Lot of tide marks, didn’t know to work the wash or wet the surface with thinner before applying the wash. Didn’t understand black was a poor color for the wash choice.

1996 - Tamiya T-72

Wash: Tamiya X-1 Black thinned w/X20A
Dry brush: Mix of Winsor Newton Titanium White oil paint & Floquil British Dark Green.

Changes the surface was wiped with X20A thinner before applying the same wash. Still didn’t understand black was a poor color for the wash choice. Also the paints were thinned with lighter fluid instead of Dio-sol.

1998 - Tamiya JS-3

Wash: Winsor Newton Raw Umber thinned with lighter fluid.
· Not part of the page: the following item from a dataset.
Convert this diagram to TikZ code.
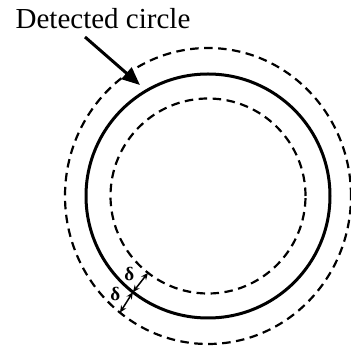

Surface wiped down with LF before wash.

Dry brush: Mix of Winsor Newton Titanium White oil paint & Floquil British Dark Green. Drybrushed more harshly than prior builds based on feedback from AMPS & quality modelers

2009 - Tamiya Cromwell
Same as JS-3

(2020) reworked, fixed tracks & flat coat added a layer of pure Titanium White oil dry brushing

Same as JS-3 but flat coat got wet and had to be repaired.

2021 RFM T-34-85
Same as JS-3

Asked Martin Kovac aka NightShift for constructive criticism a few months after becoming a Patreon. He said try adding vertical streaking.

In 2019, the T-55A was painted and weathered in 2023. By 2023, I’d read so much repeated criticism of the Tamiya T-55A kit it was unbelievable :flushed:.

Decided the model was likely a write-off, not AMPS worthy and too just have some fun finishing it. So in addition to the JS-3 style finish, slapped on a couple of heavy washes of Floquil rust & dirt made with Mr.Color Leveling Thinner almost as a joke of going Spanish-School. Those were followed up with pins washes Mr.Color Hemp & Mr. Color Leveling Thinner. Drybrushed as per normal plus an extra dry brushing of Winsor Newton Napels Yellow oil paint.